## START

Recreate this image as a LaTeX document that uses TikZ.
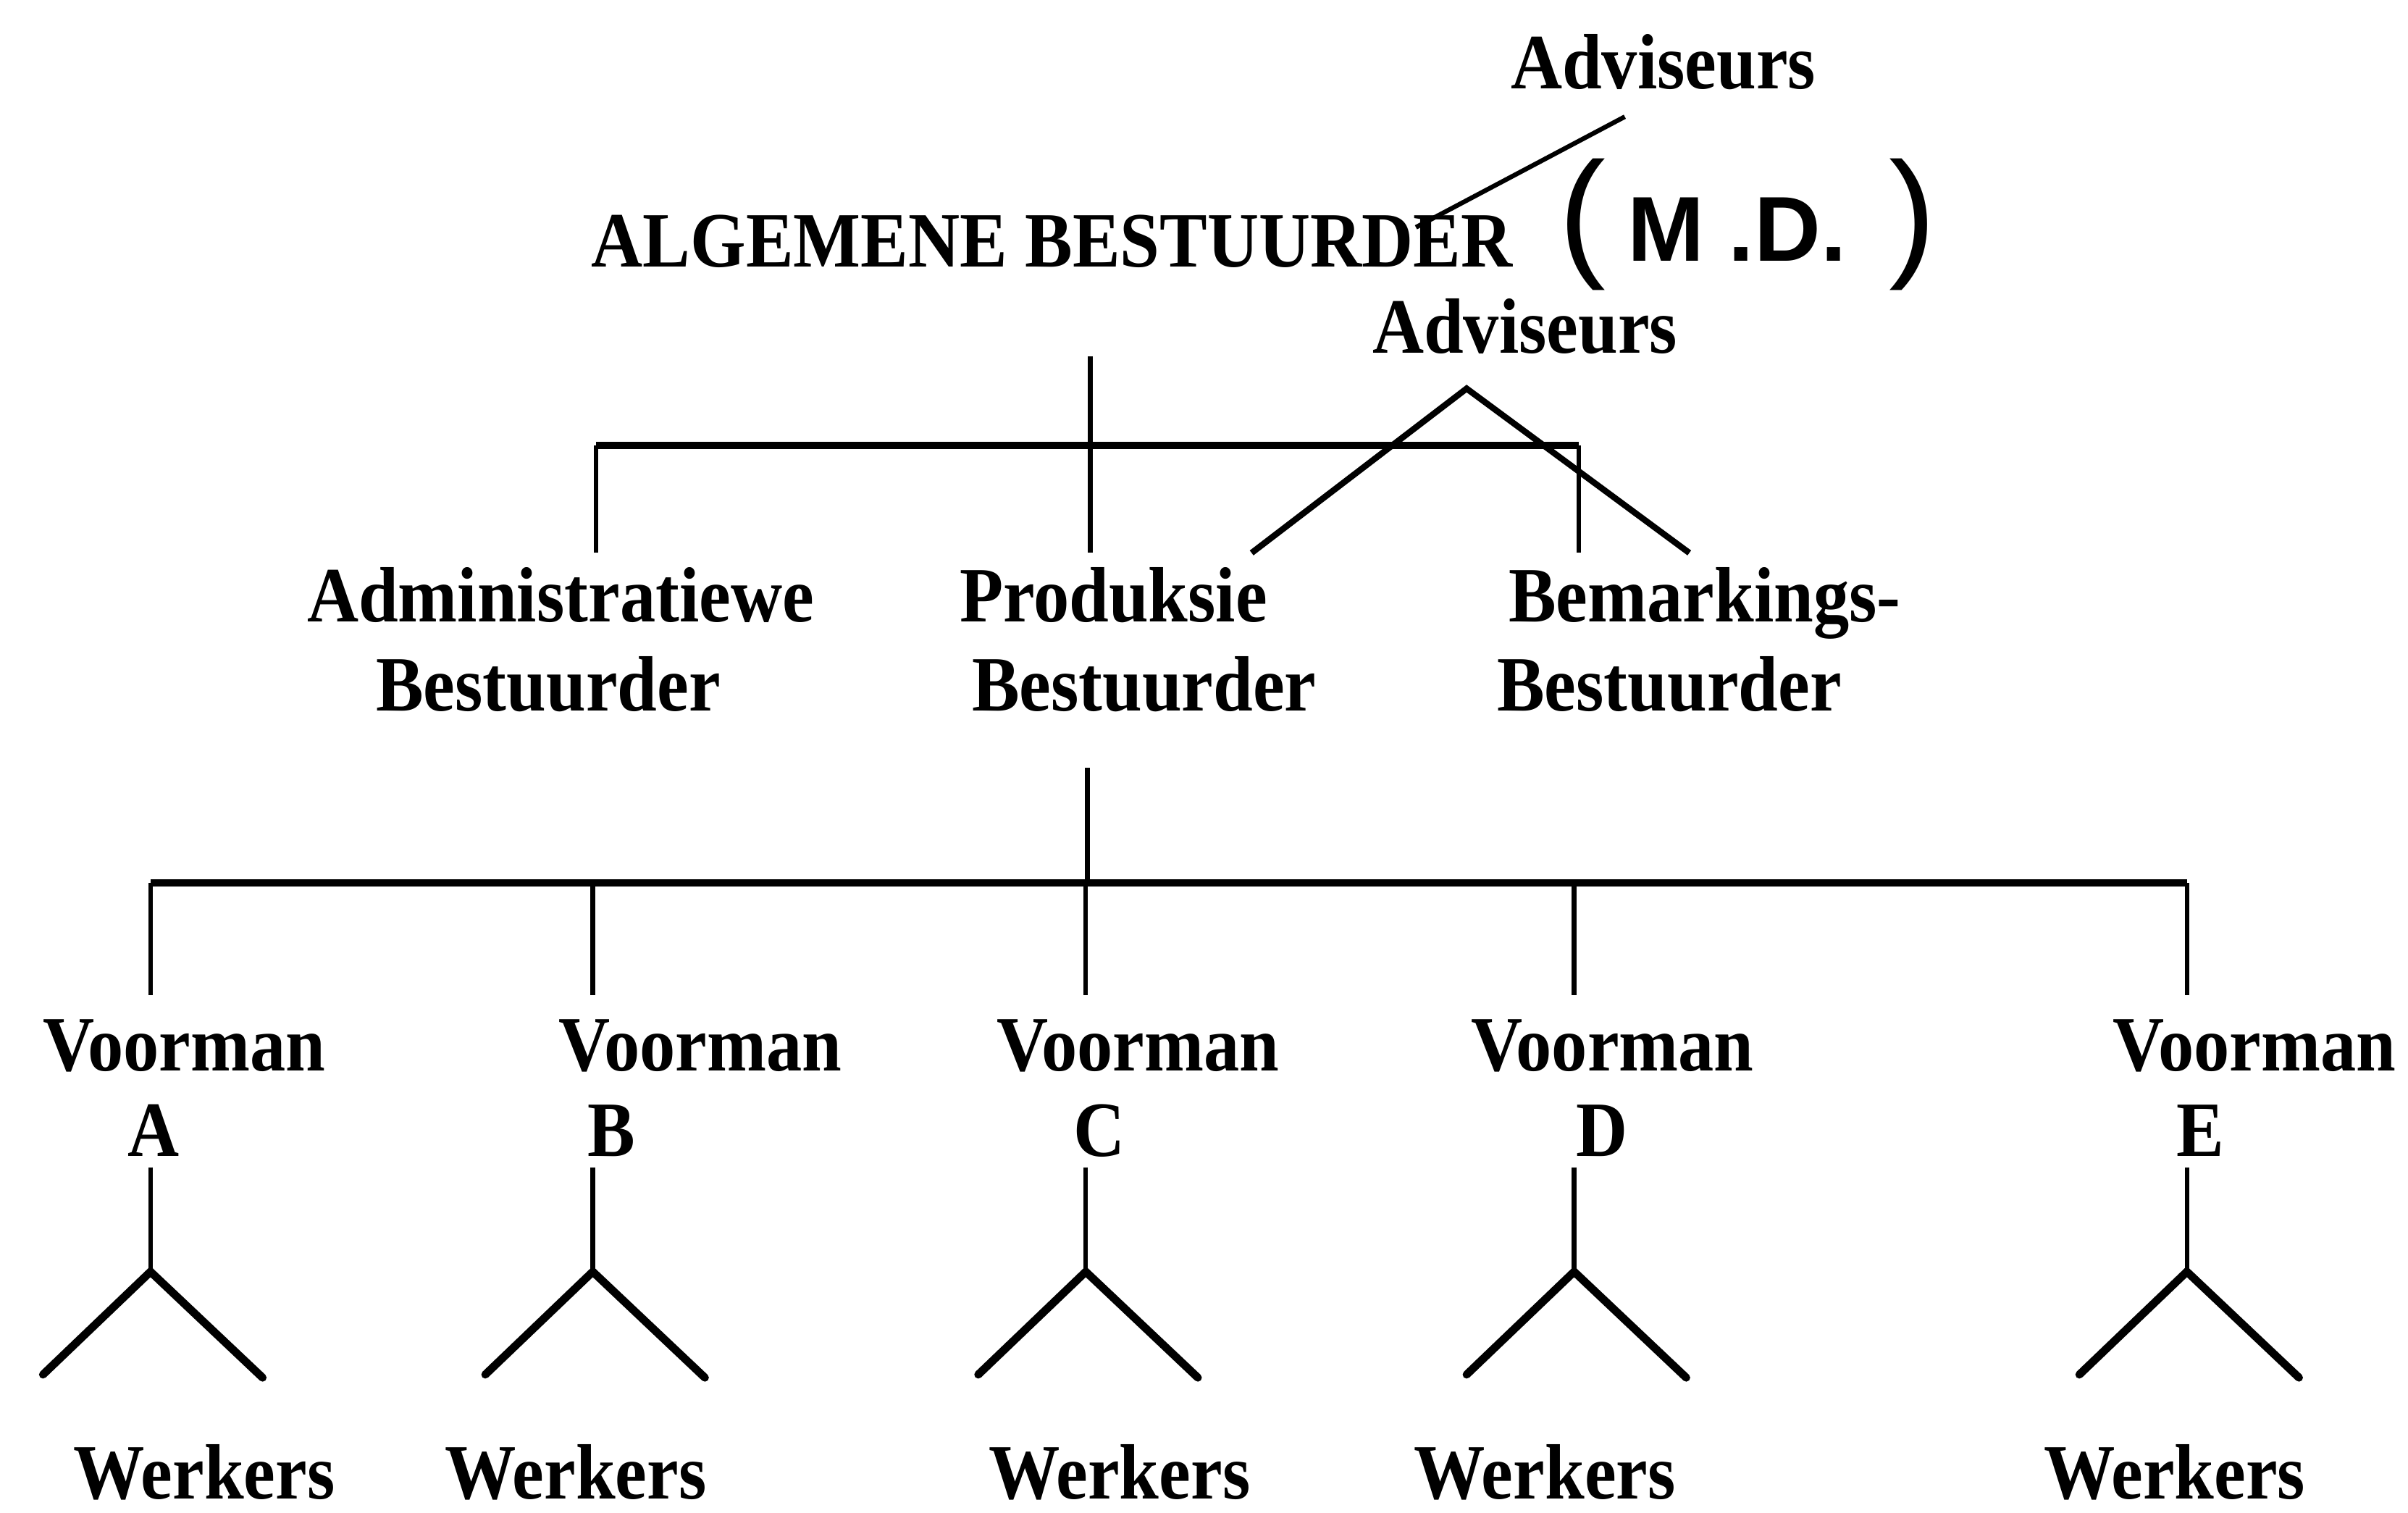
\documentclass[tikz,border=0pt]{standalone}
\usepackage{fontspec}
\setmainfont{Liberation Serif}[FakeStretch=0.91]
\newfontfamily\handfont{Liberation Sans}
\usetikzlibrary{positioning,calc}

\tikzset{
  lbl/.style={font=\fontsize{25.5}{29}\selectfont\bfseries, inner sep=0pt, anchor=base},
  tie/.style={line width=1.5pt},
  bar/.style={line width=2.4pt},
  fork/.style={line width=2.6pt, line cap=round, line join=miter}
}

\begin{document}
\begin{tikzpicture}[x=0.5pt,y=-0.5pt]
      \useasboundingbox (0,0) rectangle (1568,985);

      % top
      \node[lbl] (adv1) at (1083,58) {Adviseurs};
      \node[lbl] (ab) at (685,174) {ALGEMENE BESTUURDER};
      \node[inner sep=0pt] (md) at (1138,146)
        {\handfont{\fontsize{46}{46}\selectfont(}\hspace{7pt}{\fontsize{30}{30}\selectfont\bfseries M\hspace{8pt}.D.}\hspace{14pt}{\fontsize{46}{46}\selectfont)}};
      \node[lbl] (adv2) at (993,230) {Adviseurs};

      \coordinate (a1) at (1058,76);
      \coordinate (a2) at (922,148);
      \draw[tie] (a1) -- (a2);

      % managers
      \node[lbl] (adm) at (365,405) {Administratiewe};
      \node[lbl] (admb) at (357,463) {Bestuurder};
      \node[lbl] (prod) at (725,405) {Produksie};
      \node[lbl] (prodb) at (745,463) {Bestuurder};
      \node[lbl] (bem) at (1110,405) {Bemarkings-};
      \node[lbl] (bemb) at (1087,463) {Bestuurder};

      \coordinate (abdown) at (710,232);
      \coordinate (abbar) at (710,290);
      \coordinate (prodtop) at (710,360);
      \coordinate (admbar) at (388,290);
      \coordinate (admtop) at (388,360);
      \coordinate (bembar) at (1028,290);
      \coordinate (bemtop) at (1028,360);
      \coordinate (advapex) at (955,253);
      \coordinate (advl) at (815,360);
      \coordinate (advr) at (1100,360);

      \draw[bar] (admbar) -- (bembar);
      \draw[tie] (abdown) -- (prodtop);
      \draw[tie] (admbar) -- (admtop);
      \draw[tie] (bembar) -- (bemtop);
      \draw[tie, line width=2pt] (advl) -- (advapex) -- (advr);

      % foremen and workers
      \coordinate (pdown) at (708,500);
      \coordinate (pbar) at (708,575);
      \draw[tie] (pdown) -- (pbar);

      \foreach \n/\v/\l/\s/\w in {A/120/100/98/133, B/456/398/386/375,
          C/741/716/707/729, D/1050/1043/1025/1006, E/1468/1433/1424/1416} {
        \node[lbl] (vm\n) at (\v,697) {Voorman};
        \node[lbl] (lt\n) at (\l,753) {\n};
        \node[lbl] (wk\n) at (\w,976) {Werkers};
        \coordinate (top\n) at (\s,575);
        \coordinate (drop\n) at (\s,648);
        \coordinate (stem\n) at (\s,760);
        \coordinate (apex\n) at (\s,828);
        \coordinate (legl\n) at (\s-70,895);
        \coordinate (legr\n) at (\s+73,897);
        \draw[tie] (top\n) -- (drop\n);
        \draw[tie] (stem\n) -- (apex\n);
        \draw[fork] (legl\n) -- (apex\n) -- (legr\n);
      }
      \draw[bar] (topA) -- (topE);
    \end{tikzpicture}
\end{document}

## END

__What the task requires__
Without the pictures, output the full listing exactly as it stands.

__Answer to this task__
Recreate this image as a LaTeX document that uses TikZ.
\documentclass[tikz,border=0pt]{standalone}
\usepackage{fontspec}
\setmainfont{Liberation Serif}[FakeStretch=0.91]
\newfontfamily\handfont{Liberation Sans}
\usetikzlibrary{positioning,calc}

\tikzset{
  lbl/.style={font=\fontsize{25.5}{29}\selectfont\bfseries, inner sep=0pt, anchor=base},
  tie/.style={line width=1.5pt},
  bar/.style={line width=2.4pt},
  fork/.style={line width=2.6pt, line cap=round, line join=miter}
}

\begin{document}
\begin{tikzpicture}[x=0.5pt,y=-0.5pt]
      \useasboundingbox (0,0) rectangle (1568,985);

      % top
      \node[lbl] (adv1) at (1083,58) {Adviseurs};
      \node[lbl] (ab) at (685,174) {ALGEMENE BESTUURDER};
      \node[inner sep=0pt] (md) at (1138,146)
        {\handfont{\fontsize{46}{46}\selectfont(}\hspace{7pt}{\fontsize{30}{30}\selectfont\bfseries M\hspace{8pt}.D.}\hspace{14pt}{\fontsize{46}{46}\selectfont)}};
      \node[lbl] (adv2) at (993,230) {Adviseurs};

      \coordinate (a1) at (1058,76);
      \coordinate (a2) at (922,148);
      \draw[tie] (a1) -- (a2);

      % managers
      \node[lbl] (adm) at (365,405) {Administratiewe};
      \node[lbl] (admb) at (357,463) {Bestuurder};
      \node[lbl] (prod) at (725,405) {Produksie};
      \node[lbl] (prodb) at (745,463) {Bestuurder};
      \node[lbl] (bem) at (1110,405) {Bemarkings-};
      \node[lbl] (bemb) at (1087,463) {Bestuurder};

      \coordinate (abdown) at (710,232);
      \coordinate (abbar) at (710,290);
      \coordinate (prodtop) at (710,360);
      \coordinate (admbar) at (388,290);
      \coordinate (admtop) at (388,360);
      \coordinate (bembar) at (1028,290);
      \coordinate (bemtop) at (1028,360);
      \coordinate (advapex) at (955,253);
      \coordinate (advl) at (815,360);
      \coordinate (advr) at (1100,360);

      \draw[bar] (admbar) -- (bembar);
      \draw[tie] (abdown) -- (prodtop);
      \draw[tie] (admbar) -- (admtop);
      \draw[tie] (bembar) -- (bemtop);
      \draw[tie, line width=2pt] (advl) -- (advapex) -- (advr);

      % foremen and workers
      \coordinate (pdown) at (708,500);
      \coordinate (pbar) at (708,575);
      \draw[tie] (pdown) -- (pbar);

      \foreach \n/\v/\l/\s/\w in {A/120/100/98/133, B/456/398/386/375,
          C/741/716/707/729, D/1050/1043/1025/1006, E/1468/1433/1424/1416} {
        \node[lbl] (vm\n) at (\v,697) {Voorman};
        \node[lbl] (lt\n) at (\l,753) {\n};
        \node[lbl] (wk\n) at (\w,976) {Werkers};
        \coordinate (top\n) at (\s,575);
        \coordinate (drop\n) at (\s,648);
        \coordinate (stem\n) at (\s,760);
        \coordinate (apex\n) at (\s,828);
        \coordinate (legl\n) at (\s-70,895);
        \coordinate (legr\n) at (\s+73,897);
        \draw[tie] (top\n) -- (drop\n);
        \draw[tie] (stem\n) -- (apex\n);
        \draw[fork] (legl\n) -- (apex\n) -- (legr\n);
      }
      \draw[bar] (topA) -- (topE);
    \end{tikzpicture}
\end{document}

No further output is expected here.